Wish You Were Here reflects the value of postcards as tools for learning about the past, with images drawn from Manuscript Group 213, Postcard Collection, Pennsylvania State Archives.

In the peaceful community of Beaver Falls in Beaver County, the 2000 census reported fewer than ten thousand people, two thousand less than when this postcard was mailed in 1910. The demise of the region’s steel industry and close prox­imity to Pittsburgh cannot diminish Beaver County’s scenic beauty and historic significance.

Originally named Brighton, Beaver Falls was incorporated in 1868. Twelve years later, Geneva College, founded in Northwood, Ohio, in 1848, relocated to Beaver Falls after the Harmony Society donated land as an incentive. The college’s Old Main, the larger building depicted, was the first structure, completed in 1881. Set on a hill overlooking the Beaver River, Old Main remains central to the campus today as an administrative and academic center.

The pious Harmony Society, prosperous from successful industrial and business ventures, believed that Geneva College, founded on the principles of Calvinist religious reform, was an ideal choice to add to the prestige of their community. Students, both men and women, soon found the idyllic setting of the Pennsylvania countryside to their liking. The Beaver River offered boating in the sum­mer and ice skating in the winter and the game of baseball was also transplanted as a popular summer pastime. Long after the end of the rail and steel boom, the region’s natural setting continues to offer outdoor recreation and vacation opportunities.

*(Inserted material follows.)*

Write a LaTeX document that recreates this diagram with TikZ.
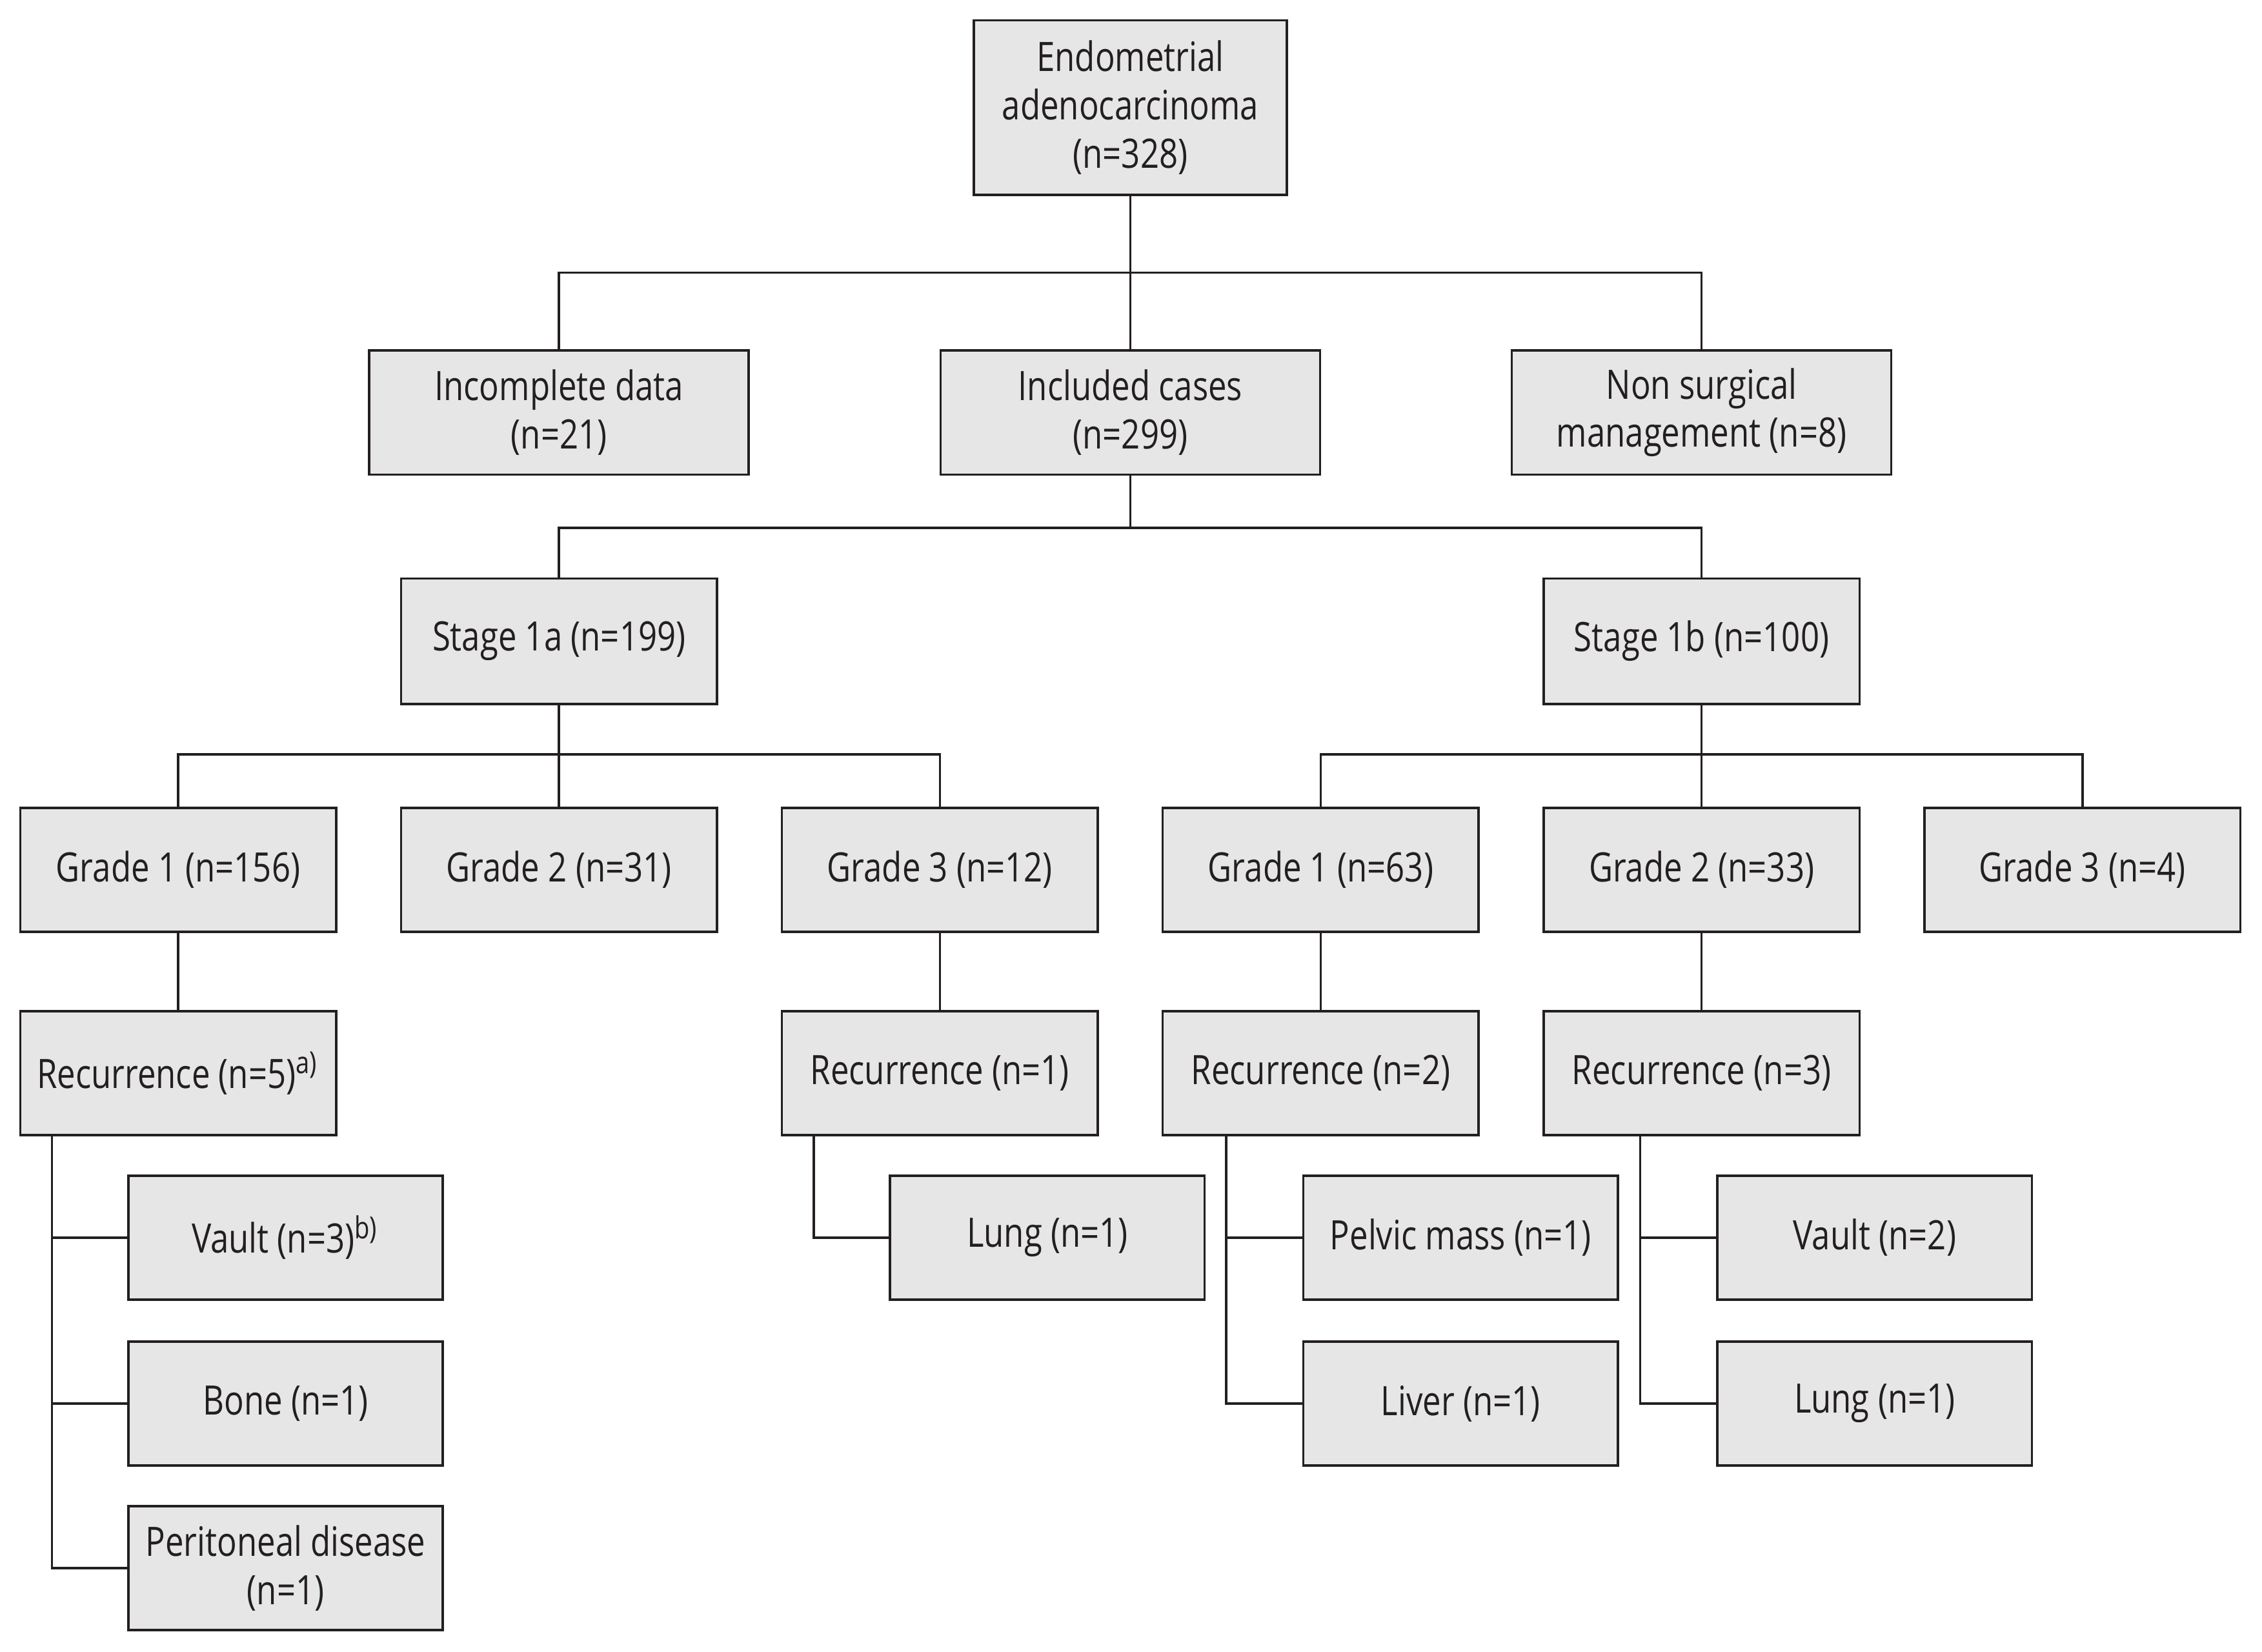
\documentclass[tikz,border=0pt]{standalone}
\usepackage{fontspec}
\setmainfont[FakeStretch=0.81]{Open Sans}
\usepackage{xcolor}
\usepackage{tikz}
\usetikzlibrary{positioning,calc}
\definecolor{ink}{HTML}{231F20}
\definecolor{boxgray}{HTML}{E6E6E6}
\tikzset{
  box/.style   ={draw=ink,fill=boxgray,line width=0.45pt,text=ink,align=center,inner sep=0pt,
                 font=\fontsize{8}{9.5}\selectfont},
  wide/.style  ={box,minimum width=2.63cm,minimum height=0.86cm},
  grade/.style ={box,minimum width=2.19cm,minimum height=0.86cm},
  site/.style  ={box,minimum width=2.18cm,minimum height=0.86cm},
  link/.style  ={draw=ink,line width=0.45pt},
}

\begin{document}
\begin{tikzpicture}
  \useasboundingbox (0,0) rectangle (15.68,-11.45);
  % root and first split
  \node[box,minimum width=2.17cm,minimum height=1.21cm] (root) at (7.835,-0.745)
       {Endometrial\\adenocarcinoma\\(n=328)};
  \node[wide] (incomp)  at (3.875,-2.86)  {Incomplete data\\(n=21)};
  \node[wide] (incl)    at (7.835,-2.86)  {Included cases\\(n=299)};
  \node[wide] (nonsurg) at (11.795,-2.86) {Non surgical\\management (n=8)};
  \coordinate (bus1) at (7.835,-1.89);
  \draw[link] (incomp.north) |- (bus1) -| (nonsurg.north);
  \draw[link] (root.south) -- (incl.north);
  % stages
  \node[grade,minimum height=0.87cm] (st1a) at (3.875,-4.445)  {Stage 1a (n=199)};
  \node[grade,minimum height=0.87cm] (st1b) at (11.795,-4.445) {Stage 1b (n=100)};
  \coordinate (bus2) at (7.835,-3.66);
  \draw[link] (incl.south) -- (bus2);
  \draw[link] (st1a.north) |- (bus2) -| (st1b.north);
  % grades under each stage
  \foreach \x/\name/\txt in {1.235/gA1/{Grade 1 (n=156)}, 3.875/gA2/{Grade 2 (n=31)},
      6.515/gA3/{Grade 3 (n=12)}, 9.155/gB1/{Grade 1 (n=63)},
      11.795/gB2/{Grade 2 (n=33)}, 14.435/gB3/{Grade 3 (n=4)}}
    \node[grade] (\name) at (\x,-6.03) {\txt};
  \coordinate (bus3) at (0,-5.23);
  \draw[link] (gA1.north) |- (bus3 -| st1a) -| (gA3.north);
  \draw[link] (st1a.south) -- (gA2.north);
  \draw[link] (gB1.north) |- (bus3 -| st1b) -| (gB3.north);
  \draw[link] (st1b.south) -- (gB2.north);
  % recurrences
  \foreach \x/\name/\up/\txt in {1.235/recA1/gA1/{Recurrence (n=5)\textsuperscript{a)}},
      6.515/recA3/gA3/{Recurrence (n=1)}, 9.155/recB1/gB1/{Recurrence (n=2)},
      11.795/recB2/gB2/{Recurrence (n=3)}}{
    \node[grade] (\name) at (\x,-7.44) {\txt};
    \draw[link] (\up.south) -- (\name.north);
  }
  % sites of recurrence
  \node[site] (vaultA) at (1.98,-8.58)   {Vault (n=3)\textsuperscript{b)}};
  \node[site] (boneA)  at (1.98,-9.73)   {Bone (n=1)};
  \node[site] (periA)  at (1.98,-10.87)  {Peritoneal disease\\(n=1)};
  \node[site] (lungA)  at (7.26,-8.58)   {Lung (n=1)};
  \node[site] (pelvB)  at (10.125,-8.58) {Pelvic mass (n=1)};
  \node[site] (liverB) at (10.125,-9.73) {Liver (n=1)};
  \node[site] (vaultB) at (12.995,-8.58) {Vault (n=2)};
  \node[site] (lungB)  at (12.995,-9.73) {Lung (n=1)};
  % spines from recurrence boxes
  \coordinate (spA1) at (0.36,-7.87);
  \coordinate (spA3) at (5.64,-7.87);
  \coordinate (spB1) at (8.50,-7.87);
  \coordinate (spB2) at (11.37,-7.87);
  \foreach \leaf in {vaultA,boneA,periA} \draw[link] (spA1) |- (\leaf.west);
  \draw[link] (spA3) |- (lungA.west);
  \foreach \leaf in {pelvB,liverB} \draw[link] (spB1) |- (\leaf.west);
  \foreach \leaf in {vaultB,lungB} \draw[link] (spB2) |- (\leaf.west);
\end{tikzpicture}
\end{document}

Less than fifteen miles south of Beaver Falls in Ambridge, Butler County, is Old Economy Village, the final home of the college’s benefactor and where George Rapp (1757-1847) and his Harmonists sought to establish a “heaven on earth.” Administered today by the Pennsylvania Historical and Museum Commission, in 1916 the complex was the first hls­toric site in Pennsylvania purchased by the Commonwealth.

The message on this 1910 postcard, “Have you been a good girl all summer?,” echoes a familiar early twentieth century concern. While the higher education of women was slowly gaining acceptance, so were reminders of the importance of virtuous behavior.